The Pope has made more than few remarks that have caused a lot of worry about his true support of the historic and accurate Christian faith. At one point, he seemed to imply that Jesus Christ was not the only way to heaven, yet to those who hear His truth, the Bible says otherwise. No sooner did the Pope claim that he meant something slightly different did an even worse statement get uttered, as the Sun confirmed today.
This time, though such things are hard to prove definitively, God Himself may have shown his disdain for the sermon. The “Vatican sealed off part of St Peter’s Basilica after chunks of plaster rained down on worshippers” as plaster fell down on the heads of those worshipping “at the height of Easter.” Some Christians suggest that this is because the Pope had just implied that there was no “hell,” only the end of the soul.
That is, of course, the polar opposite from the teachings of the Bible, which say that the soul carries on forever and that an eternal separation from God is quite real.
An Italian journalist named Eugenio Scalfari confessed that the Pope had said, “Hell doesn’t exist, the disappearance of the souls of sinners exists.”
This view, if actually held, goes against everything that the Bible warns about. Hank Hannagraff, founder of the Christian Research Institute has said in the past on his “Bible Answer Man” broadcasts that if such a thing were true, those like Hitler would die blissfully in the arms of his mistress (hardly married) with nothing to ever answer for.
The Bible teaches nothing of the sort.
The Vatican ran damage control and issued a statement that said, “No words in quotation marks should be considered as a faithful transcription of the Holy Father’s words,” though the Pope was strangely silent on the matter. If his words were taken out of context or if he spoke incorrectly, wouldn’t he be rushing to be clearer with so much at stake?
It is said that mere hours after the Pope was to have said what he is accused of that “worshippers were pummelled with falling plaster at the Holy spot – but no injuries were reported.”
Some would call that a rather hellish sign.
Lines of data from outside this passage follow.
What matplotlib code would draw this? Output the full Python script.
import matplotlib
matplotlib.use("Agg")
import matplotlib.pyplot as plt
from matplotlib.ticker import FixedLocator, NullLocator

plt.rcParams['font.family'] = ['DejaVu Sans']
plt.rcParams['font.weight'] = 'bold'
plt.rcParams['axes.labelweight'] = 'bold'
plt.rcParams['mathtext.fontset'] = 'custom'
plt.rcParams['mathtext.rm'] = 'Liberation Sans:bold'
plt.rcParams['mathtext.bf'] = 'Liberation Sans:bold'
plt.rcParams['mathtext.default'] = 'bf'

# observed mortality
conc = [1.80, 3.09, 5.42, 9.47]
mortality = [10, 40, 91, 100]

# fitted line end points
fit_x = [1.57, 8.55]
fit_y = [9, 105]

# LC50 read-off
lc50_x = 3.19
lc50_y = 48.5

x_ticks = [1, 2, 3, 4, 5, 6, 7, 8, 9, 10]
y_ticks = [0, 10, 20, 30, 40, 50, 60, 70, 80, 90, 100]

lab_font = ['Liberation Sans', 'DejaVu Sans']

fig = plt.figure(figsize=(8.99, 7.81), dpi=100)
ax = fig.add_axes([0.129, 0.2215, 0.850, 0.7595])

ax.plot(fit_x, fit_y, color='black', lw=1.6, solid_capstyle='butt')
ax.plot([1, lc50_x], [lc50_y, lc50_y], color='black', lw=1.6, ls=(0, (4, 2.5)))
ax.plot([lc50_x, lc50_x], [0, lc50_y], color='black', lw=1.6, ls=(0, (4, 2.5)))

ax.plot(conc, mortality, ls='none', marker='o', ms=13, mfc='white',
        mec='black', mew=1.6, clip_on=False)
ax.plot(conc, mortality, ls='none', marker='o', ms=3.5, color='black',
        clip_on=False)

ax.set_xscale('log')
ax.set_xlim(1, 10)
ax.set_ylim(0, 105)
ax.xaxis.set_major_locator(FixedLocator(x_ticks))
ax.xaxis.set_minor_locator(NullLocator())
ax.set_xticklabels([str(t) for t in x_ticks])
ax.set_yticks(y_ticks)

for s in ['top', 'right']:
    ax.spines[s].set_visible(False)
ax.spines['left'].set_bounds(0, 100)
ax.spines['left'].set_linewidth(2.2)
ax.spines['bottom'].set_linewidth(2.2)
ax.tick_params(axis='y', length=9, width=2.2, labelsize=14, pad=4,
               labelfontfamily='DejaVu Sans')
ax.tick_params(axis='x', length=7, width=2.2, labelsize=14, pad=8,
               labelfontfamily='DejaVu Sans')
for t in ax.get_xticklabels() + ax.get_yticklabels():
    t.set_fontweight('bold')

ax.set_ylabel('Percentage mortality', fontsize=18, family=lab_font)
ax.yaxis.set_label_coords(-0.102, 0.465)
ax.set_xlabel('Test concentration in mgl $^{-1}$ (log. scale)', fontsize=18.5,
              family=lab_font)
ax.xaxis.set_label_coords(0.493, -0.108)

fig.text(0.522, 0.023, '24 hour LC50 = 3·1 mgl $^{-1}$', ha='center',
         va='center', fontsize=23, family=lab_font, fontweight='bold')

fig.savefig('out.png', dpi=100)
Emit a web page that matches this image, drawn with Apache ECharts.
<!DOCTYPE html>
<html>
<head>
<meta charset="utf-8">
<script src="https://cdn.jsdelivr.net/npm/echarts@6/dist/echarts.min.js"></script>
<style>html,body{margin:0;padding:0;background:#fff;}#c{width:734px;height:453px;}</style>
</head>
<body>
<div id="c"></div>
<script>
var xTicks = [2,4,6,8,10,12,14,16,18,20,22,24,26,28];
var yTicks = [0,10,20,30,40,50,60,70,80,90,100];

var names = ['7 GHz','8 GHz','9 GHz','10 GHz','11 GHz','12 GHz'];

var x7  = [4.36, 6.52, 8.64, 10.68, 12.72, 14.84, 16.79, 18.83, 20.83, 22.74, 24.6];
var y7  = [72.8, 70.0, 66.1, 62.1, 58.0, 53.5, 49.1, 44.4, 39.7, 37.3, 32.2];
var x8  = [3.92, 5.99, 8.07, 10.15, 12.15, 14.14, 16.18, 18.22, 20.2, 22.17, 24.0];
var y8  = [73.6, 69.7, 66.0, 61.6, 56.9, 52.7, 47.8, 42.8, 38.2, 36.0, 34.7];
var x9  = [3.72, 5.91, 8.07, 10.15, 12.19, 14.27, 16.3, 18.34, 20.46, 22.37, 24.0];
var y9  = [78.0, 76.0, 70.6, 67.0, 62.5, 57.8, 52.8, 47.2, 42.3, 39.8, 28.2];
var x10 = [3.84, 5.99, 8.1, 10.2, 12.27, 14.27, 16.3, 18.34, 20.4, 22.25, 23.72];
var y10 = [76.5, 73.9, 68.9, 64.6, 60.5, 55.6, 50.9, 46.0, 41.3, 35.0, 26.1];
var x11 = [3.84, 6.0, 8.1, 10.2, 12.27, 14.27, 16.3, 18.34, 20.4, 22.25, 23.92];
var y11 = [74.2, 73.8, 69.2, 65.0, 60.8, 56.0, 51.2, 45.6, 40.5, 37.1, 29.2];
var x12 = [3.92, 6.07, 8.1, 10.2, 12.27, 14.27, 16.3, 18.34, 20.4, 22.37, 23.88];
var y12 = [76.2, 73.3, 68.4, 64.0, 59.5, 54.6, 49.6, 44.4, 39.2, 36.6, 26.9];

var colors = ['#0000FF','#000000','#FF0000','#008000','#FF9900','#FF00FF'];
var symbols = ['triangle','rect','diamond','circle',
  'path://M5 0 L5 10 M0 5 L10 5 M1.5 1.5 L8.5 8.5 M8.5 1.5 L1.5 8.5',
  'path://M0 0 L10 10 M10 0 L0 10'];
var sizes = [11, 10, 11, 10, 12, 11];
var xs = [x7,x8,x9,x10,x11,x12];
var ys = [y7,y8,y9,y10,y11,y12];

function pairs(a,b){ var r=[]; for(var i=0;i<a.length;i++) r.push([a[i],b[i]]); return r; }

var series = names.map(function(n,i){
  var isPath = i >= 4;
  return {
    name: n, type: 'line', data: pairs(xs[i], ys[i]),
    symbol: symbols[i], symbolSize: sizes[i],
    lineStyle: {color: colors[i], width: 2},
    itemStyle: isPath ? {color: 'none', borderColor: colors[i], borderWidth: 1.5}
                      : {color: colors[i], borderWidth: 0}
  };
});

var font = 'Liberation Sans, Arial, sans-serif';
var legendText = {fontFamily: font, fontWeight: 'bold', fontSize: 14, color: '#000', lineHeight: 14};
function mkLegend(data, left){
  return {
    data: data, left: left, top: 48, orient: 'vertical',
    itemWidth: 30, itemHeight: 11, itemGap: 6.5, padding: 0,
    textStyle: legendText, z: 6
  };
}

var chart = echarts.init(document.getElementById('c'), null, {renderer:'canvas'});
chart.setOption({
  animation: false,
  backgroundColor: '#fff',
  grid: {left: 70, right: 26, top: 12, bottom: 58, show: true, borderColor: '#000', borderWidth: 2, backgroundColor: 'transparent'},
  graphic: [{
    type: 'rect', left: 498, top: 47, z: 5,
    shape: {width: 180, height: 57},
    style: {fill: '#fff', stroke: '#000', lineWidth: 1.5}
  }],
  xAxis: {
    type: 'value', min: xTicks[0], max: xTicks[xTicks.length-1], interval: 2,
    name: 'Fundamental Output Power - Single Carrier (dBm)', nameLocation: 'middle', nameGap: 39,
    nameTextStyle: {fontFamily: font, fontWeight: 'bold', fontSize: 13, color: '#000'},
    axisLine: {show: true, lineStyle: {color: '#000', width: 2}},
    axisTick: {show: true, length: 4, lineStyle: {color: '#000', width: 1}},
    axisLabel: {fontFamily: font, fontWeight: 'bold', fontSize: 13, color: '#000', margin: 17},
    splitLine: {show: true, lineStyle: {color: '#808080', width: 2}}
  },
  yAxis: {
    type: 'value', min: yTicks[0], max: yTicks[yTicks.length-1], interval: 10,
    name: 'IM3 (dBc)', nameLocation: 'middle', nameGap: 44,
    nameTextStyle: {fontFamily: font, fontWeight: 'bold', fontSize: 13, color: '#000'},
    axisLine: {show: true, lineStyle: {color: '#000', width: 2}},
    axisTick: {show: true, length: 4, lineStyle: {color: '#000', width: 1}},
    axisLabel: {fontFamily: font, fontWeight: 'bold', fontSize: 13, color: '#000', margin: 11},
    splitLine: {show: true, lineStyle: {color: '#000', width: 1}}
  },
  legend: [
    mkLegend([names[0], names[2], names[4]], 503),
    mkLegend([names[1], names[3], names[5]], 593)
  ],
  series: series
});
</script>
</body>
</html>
For those who had mothers and grandmothers who used to claim that a child was so bad the church may fall in if they enter were always thought to have been kidding, after all.
Vatican spokesman Greg Burke said that crews have sectioned off the damaged area and that “the basilica remained open for business” as repairmen work.
During the Holy Week, millions flock to see the Pope and to hear his words of wisdom during the time of Christ’s rising from the grave over 2,000 years ago. The words of the Pope seem to defy what Christ taught this year, however. Jesus spoke more about hell than he did about heaven, though the Pope seems to be redefining what His words meant.
Five million people will be making the journey to Rome this year, many not knowing what to make of this teaching.
Sure, the leader of the Catholic Church has done a lot of good, he even used his coming cataract surgery to tell prison inmates to never lose hope. He told them to “clear their eyes” daily to keep their hopes alive.
“At my age, for example, cataracts come and you don’t see reality well. Next year I have to have an operation,” he added. He feels that a “disillusioned soul” suffers the same way. He talked of “cataract surgery for the soul.”
Some people wonder if the Pope could still read his Bible at all, because hell is written about quite often in the Good Book. That, for most readers, is rather clear to see.